───── Available data ─────
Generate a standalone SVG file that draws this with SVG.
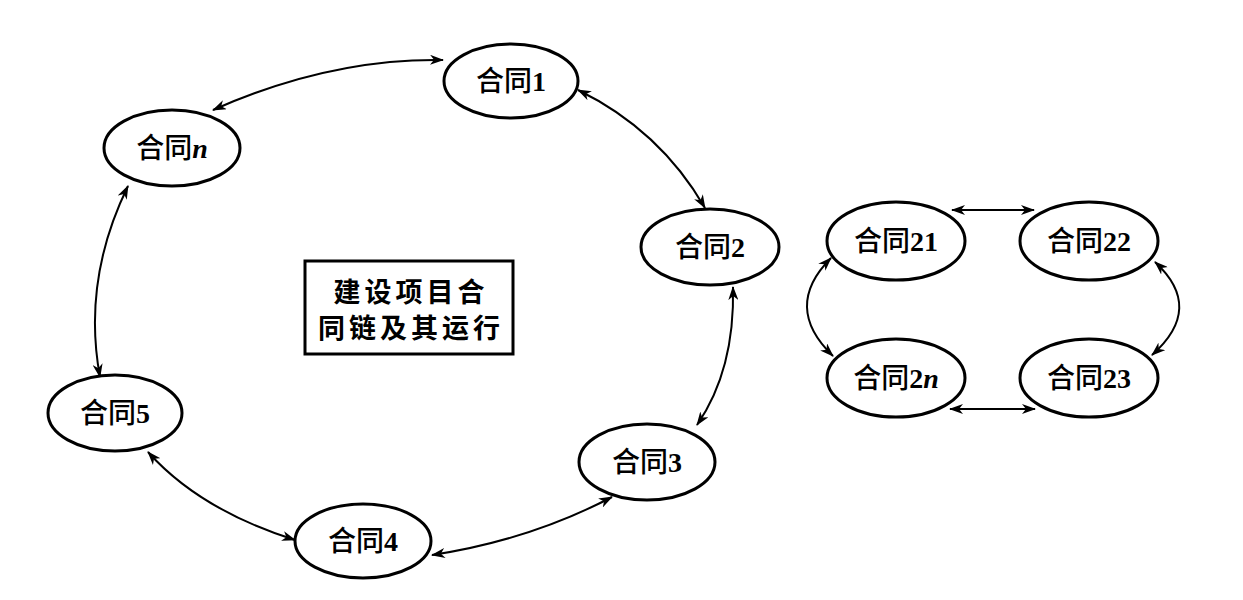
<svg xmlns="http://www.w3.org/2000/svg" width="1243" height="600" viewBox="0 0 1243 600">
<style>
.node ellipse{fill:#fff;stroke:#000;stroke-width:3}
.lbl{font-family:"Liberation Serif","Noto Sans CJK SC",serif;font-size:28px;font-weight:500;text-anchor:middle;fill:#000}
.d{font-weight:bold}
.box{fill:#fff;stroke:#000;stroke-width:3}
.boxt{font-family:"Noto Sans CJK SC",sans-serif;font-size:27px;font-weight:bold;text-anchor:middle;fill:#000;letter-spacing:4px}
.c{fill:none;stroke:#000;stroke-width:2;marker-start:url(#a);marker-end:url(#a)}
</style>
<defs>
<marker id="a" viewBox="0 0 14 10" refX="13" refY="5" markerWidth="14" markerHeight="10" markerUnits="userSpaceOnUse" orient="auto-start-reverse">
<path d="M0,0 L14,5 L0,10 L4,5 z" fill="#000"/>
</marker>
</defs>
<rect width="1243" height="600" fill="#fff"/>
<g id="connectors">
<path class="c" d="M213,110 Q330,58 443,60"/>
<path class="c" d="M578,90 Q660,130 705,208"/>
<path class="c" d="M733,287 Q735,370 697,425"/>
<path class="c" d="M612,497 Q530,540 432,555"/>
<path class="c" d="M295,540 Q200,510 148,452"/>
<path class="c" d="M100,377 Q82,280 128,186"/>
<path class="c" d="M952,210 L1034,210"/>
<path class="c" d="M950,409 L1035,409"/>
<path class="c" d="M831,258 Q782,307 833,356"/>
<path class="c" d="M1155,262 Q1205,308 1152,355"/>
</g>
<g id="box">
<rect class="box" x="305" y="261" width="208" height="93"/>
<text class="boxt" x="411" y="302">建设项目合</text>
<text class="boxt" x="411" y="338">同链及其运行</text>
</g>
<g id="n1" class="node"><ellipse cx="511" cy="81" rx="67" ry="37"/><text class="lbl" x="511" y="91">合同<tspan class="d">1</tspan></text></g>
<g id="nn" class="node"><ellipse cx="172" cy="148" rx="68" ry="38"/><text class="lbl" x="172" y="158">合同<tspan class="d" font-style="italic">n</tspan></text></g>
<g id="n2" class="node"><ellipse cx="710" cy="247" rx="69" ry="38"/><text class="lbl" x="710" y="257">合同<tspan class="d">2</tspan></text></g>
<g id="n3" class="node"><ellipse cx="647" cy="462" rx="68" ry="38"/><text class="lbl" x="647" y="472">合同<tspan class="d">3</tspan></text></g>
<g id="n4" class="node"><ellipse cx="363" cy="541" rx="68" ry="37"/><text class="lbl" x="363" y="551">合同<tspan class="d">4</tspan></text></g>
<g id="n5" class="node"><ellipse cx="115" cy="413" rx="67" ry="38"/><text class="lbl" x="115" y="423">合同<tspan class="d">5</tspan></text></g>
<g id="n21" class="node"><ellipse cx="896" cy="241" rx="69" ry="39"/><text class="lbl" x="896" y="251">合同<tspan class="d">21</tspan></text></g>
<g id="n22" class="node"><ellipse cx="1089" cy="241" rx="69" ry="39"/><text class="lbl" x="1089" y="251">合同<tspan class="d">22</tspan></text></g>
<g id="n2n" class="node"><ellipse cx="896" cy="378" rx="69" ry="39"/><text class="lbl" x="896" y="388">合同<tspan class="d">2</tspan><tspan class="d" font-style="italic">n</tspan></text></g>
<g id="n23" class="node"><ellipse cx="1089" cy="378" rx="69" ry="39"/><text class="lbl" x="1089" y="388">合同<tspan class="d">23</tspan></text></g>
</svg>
─────
───── Available data ─────
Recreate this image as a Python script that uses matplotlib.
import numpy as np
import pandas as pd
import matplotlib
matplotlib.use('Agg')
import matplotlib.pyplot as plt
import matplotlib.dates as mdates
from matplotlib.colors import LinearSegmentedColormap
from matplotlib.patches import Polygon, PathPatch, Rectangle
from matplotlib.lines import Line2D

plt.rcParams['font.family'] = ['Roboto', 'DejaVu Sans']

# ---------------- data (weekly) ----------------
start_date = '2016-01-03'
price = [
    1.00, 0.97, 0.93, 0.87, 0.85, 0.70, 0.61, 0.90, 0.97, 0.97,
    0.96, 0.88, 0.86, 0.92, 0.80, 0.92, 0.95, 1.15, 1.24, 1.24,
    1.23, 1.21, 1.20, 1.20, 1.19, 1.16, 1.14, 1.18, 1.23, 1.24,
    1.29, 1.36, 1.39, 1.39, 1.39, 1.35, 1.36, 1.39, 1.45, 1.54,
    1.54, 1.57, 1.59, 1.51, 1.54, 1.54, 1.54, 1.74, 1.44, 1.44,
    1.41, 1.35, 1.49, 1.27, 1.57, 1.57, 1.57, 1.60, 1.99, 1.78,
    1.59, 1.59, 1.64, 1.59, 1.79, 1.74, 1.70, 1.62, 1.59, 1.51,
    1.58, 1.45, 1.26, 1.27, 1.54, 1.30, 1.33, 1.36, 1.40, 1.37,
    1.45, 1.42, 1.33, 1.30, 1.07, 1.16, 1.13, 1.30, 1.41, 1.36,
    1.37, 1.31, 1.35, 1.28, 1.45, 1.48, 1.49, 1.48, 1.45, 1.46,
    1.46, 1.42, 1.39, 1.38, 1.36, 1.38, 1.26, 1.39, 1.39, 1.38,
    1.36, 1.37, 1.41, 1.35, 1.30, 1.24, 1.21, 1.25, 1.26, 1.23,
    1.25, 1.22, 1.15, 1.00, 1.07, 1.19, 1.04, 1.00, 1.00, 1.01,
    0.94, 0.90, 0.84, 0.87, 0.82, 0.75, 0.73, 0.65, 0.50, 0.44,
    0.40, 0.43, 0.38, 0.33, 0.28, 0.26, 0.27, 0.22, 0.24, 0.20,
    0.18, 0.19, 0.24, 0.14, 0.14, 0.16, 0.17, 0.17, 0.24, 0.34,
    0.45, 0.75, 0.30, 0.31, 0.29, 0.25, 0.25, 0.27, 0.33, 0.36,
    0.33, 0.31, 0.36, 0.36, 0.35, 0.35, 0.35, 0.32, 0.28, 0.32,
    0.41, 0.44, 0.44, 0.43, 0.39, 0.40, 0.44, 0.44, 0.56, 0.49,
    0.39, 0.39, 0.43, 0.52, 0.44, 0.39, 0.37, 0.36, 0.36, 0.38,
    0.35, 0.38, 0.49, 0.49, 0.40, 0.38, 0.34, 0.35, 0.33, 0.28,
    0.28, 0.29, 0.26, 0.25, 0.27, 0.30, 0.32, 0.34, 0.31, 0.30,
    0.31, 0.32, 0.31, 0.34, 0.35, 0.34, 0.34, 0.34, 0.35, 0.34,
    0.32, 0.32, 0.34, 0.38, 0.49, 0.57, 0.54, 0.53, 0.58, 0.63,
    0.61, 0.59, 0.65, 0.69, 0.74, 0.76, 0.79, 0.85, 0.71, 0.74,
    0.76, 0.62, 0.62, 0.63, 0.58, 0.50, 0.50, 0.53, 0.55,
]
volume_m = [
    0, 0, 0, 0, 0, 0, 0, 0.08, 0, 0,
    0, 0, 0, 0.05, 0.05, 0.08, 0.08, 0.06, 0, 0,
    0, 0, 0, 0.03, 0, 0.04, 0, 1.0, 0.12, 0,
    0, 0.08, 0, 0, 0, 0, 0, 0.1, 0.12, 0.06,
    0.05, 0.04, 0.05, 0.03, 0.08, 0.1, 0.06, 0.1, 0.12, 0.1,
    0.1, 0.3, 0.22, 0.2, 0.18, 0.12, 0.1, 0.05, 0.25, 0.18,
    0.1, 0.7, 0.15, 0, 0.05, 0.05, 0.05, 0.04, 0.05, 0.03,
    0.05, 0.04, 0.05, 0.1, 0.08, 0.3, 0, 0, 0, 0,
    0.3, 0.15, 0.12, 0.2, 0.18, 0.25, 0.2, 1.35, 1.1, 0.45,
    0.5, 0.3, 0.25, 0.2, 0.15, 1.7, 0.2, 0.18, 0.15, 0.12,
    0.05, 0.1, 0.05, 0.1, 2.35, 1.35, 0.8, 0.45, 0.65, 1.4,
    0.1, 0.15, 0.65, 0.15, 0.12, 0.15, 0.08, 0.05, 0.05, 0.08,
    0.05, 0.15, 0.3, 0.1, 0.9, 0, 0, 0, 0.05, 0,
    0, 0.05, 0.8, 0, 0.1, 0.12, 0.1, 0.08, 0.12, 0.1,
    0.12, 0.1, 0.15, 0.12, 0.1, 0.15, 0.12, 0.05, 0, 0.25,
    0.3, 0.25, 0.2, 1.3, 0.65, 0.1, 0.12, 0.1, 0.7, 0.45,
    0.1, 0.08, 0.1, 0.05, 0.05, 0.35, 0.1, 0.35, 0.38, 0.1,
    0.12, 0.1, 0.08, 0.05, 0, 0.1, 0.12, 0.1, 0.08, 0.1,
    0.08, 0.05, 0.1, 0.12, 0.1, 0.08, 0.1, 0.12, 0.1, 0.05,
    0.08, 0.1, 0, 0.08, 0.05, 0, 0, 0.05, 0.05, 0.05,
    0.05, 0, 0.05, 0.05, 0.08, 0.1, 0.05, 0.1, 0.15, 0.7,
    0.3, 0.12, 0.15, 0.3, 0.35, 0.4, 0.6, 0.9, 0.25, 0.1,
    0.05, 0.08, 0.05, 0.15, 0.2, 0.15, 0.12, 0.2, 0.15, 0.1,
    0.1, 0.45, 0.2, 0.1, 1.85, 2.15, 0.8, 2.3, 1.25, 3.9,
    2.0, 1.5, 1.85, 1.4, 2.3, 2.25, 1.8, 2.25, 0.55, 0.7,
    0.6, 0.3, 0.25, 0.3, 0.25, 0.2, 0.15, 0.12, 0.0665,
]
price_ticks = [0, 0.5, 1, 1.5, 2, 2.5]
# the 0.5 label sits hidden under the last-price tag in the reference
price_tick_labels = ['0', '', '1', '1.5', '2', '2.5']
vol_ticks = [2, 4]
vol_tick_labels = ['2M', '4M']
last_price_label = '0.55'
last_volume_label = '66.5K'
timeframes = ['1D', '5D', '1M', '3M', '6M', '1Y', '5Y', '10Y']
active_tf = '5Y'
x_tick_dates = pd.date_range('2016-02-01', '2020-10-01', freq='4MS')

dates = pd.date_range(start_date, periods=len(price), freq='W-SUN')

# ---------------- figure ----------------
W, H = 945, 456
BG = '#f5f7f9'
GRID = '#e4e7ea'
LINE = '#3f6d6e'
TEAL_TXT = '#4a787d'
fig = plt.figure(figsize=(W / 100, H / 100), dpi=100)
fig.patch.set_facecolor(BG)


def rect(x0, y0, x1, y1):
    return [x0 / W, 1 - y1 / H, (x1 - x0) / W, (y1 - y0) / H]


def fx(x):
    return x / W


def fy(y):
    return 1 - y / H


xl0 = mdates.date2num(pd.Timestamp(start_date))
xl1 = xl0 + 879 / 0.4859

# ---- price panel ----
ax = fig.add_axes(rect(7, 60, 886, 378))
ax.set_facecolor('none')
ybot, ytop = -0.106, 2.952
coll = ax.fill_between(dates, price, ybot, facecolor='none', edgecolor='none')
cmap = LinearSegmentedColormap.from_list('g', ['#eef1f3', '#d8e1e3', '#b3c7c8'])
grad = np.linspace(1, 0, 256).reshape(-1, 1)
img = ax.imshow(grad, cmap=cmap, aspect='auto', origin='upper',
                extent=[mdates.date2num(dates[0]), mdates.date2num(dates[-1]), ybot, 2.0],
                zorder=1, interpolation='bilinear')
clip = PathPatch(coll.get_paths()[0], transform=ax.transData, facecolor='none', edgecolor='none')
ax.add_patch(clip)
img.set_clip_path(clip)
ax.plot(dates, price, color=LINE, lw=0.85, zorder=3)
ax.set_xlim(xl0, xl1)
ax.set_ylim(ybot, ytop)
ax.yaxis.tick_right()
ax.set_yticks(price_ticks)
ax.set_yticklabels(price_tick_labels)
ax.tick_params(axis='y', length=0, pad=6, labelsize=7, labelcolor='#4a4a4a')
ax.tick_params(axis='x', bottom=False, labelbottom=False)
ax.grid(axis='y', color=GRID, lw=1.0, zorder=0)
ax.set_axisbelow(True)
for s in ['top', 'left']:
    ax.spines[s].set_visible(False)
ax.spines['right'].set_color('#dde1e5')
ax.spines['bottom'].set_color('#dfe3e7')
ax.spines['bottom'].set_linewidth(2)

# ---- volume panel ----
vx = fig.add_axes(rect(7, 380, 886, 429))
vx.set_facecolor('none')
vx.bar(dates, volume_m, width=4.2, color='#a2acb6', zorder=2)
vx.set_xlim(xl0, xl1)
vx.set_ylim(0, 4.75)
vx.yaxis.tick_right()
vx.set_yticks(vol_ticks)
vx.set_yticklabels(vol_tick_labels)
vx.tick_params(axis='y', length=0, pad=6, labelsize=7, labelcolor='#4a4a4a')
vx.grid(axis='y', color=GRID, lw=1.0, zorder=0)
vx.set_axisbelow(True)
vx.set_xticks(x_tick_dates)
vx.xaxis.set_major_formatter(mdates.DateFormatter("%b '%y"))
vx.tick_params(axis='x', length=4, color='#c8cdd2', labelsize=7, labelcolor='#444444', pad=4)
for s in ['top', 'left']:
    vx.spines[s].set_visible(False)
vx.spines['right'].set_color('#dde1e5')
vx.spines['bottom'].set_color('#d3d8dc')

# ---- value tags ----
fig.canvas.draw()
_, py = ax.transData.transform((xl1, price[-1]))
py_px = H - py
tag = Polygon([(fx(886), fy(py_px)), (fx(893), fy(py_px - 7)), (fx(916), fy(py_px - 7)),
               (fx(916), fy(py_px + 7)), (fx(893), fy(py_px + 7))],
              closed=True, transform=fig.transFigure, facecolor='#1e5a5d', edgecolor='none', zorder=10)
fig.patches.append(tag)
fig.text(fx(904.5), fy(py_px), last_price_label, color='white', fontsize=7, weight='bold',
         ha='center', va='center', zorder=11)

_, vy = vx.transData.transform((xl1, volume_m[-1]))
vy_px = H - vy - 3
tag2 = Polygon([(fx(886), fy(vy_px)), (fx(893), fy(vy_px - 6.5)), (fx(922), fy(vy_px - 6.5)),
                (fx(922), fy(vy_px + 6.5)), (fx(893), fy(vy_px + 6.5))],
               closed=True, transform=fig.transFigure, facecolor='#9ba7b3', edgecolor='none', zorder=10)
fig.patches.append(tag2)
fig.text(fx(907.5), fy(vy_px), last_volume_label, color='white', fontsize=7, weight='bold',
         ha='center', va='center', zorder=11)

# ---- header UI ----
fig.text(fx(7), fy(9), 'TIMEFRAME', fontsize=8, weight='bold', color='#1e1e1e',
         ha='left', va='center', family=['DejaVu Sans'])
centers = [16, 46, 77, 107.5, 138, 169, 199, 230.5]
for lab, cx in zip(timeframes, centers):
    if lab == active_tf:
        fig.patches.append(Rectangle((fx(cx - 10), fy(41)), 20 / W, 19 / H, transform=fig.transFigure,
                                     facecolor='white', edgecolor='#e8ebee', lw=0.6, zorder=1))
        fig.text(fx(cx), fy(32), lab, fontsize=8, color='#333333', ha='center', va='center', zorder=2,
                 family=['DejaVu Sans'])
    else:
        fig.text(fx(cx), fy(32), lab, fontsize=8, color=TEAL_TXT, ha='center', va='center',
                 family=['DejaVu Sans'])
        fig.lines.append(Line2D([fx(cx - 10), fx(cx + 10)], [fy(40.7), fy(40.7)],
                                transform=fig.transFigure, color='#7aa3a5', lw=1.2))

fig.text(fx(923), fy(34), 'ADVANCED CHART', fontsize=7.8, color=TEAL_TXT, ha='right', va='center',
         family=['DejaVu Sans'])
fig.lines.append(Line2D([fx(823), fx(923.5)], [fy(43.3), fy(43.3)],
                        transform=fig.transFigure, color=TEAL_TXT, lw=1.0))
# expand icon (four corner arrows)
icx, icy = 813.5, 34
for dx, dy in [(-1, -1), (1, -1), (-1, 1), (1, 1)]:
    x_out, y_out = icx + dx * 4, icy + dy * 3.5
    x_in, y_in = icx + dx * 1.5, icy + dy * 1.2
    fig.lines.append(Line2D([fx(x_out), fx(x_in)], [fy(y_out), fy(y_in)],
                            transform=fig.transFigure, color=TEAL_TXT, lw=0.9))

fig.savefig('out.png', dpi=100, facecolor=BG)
─────
───── Available data ─────
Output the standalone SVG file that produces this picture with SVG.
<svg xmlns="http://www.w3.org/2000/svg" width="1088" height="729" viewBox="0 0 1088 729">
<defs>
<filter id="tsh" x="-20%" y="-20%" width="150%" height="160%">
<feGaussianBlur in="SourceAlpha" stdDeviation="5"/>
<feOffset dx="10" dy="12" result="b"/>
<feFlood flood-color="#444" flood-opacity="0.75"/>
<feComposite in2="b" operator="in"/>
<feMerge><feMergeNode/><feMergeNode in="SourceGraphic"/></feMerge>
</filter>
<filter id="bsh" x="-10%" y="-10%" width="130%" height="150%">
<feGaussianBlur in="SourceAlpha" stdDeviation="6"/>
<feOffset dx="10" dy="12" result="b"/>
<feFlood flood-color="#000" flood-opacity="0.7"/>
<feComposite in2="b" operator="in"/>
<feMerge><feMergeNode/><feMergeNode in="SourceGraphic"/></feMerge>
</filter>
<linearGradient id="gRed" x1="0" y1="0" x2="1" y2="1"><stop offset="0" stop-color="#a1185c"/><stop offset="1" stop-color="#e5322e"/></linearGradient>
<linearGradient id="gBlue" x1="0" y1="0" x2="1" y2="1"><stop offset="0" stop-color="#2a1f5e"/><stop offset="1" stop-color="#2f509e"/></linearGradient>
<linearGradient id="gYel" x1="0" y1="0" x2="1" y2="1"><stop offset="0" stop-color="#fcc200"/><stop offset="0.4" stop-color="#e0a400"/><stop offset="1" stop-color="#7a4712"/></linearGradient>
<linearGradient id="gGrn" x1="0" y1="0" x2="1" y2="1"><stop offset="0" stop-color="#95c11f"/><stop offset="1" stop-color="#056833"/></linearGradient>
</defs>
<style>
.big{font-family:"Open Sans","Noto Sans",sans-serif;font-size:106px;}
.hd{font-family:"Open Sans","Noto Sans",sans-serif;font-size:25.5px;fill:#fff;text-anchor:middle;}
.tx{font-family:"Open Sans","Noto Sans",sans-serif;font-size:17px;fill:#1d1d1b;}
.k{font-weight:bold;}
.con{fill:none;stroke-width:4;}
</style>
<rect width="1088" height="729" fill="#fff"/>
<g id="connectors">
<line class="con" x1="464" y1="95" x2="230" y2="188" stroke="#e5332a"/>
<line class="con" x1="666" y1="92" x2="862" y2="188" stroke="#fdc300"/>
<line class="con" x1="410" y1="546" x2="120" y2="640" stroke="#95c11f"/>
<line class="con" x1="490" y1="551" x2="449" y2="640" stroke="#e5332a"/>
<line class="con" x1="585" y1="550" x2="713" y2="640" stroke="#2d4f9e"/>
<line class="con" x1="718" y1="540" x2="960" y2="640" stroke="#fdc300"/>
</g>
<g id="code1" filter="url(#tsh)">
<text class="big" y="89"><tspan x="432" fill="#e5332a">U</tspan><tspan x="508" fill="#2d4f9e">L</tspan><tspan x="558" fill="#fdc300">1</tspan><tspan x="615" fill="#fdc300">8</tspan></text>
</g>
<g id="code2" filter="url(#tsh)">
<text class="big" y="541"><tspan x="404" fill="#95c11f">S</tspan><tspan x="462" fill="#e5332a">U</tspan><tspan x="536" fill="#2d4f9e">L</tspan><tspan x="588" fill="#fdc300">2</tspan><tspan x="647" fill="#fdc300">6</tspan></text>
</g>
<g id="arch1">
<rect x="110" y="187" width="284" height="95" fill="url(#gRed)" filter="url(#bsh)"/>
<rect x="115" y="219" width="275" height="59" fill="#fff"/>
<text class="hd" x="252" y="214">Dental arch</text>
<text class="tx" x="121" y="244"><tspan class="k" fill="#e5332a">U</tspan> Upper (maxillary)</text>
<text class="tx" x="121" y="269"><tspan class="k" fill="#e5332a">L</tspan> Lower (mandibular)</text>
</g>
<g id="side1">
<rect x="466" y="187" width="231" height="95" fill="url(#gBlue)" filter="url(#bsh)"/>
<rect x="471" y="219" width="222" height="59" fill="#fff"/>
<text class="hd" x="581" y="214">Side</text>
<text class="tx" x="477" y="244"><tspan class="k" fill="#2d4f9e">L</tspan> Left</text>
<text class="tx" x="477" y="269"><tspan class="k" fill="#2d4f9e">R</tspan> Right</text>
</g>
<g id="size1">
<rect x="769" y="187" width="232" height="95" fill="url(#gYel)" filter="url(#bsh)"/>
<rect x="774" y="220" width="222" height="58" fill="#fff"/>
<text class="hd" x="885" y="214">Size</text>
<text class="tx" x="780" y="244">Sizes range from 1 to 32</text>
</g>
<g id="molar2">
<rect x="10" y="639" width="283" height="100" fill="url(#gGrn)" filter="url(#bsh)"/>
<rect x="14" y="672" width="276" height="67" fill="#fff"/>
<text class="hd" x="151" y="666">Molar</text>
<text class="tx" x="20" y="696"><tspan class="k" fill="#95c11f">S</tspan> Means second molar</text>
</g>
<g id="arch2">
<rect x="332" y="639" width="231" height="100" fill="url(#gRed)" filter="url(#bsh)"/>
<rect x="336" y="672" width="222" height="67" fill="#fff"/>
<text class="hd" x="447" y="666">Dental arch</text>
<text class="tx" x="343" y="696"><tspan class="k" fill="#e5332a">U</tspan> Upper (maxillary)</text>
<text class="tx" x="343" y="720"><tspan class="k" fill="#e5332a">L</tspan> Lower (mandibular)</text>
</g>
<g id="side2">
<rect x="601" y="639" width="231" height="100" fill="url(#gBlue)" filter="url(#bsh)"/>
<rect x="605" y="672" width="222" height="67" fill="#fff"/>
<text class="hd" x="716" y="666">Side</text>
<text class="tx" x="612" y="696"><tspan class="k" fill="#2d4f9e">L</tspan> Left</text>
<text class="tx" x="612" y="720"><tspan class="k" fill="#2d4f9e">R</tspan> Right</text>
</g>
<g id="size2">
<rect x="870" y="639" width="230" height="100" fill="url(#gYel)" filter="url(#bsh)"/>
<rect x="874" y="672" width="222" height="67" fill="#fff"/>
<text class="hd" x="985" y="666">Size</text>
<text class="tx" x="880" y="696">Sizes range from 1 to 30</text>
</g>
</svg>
─────
Given instruction>
Of the entries above, repeat exactly the lines from the line with "Recreate this image" through the line with "plt.rcParams['font.family'] = ['Roboto', 'DejaVu", both of them included.

Full output>
Recreate this image as a Python script that uses matplotlib.
import numpy as np
import pandas as pd
import matplotlib
matplotlib.use('Agg')
import matplotlib.pyplot as plt
import matplotlib.dates as mdates
from matplotlib.colors import LinearSegmentedColormap
from matplotlib.patches import Polygon, PathPatch, Rectangle
from matplotlib.lines import Line2D

plt.rcParams['font.family'] = ['Roboto', 'DejaVu Sans']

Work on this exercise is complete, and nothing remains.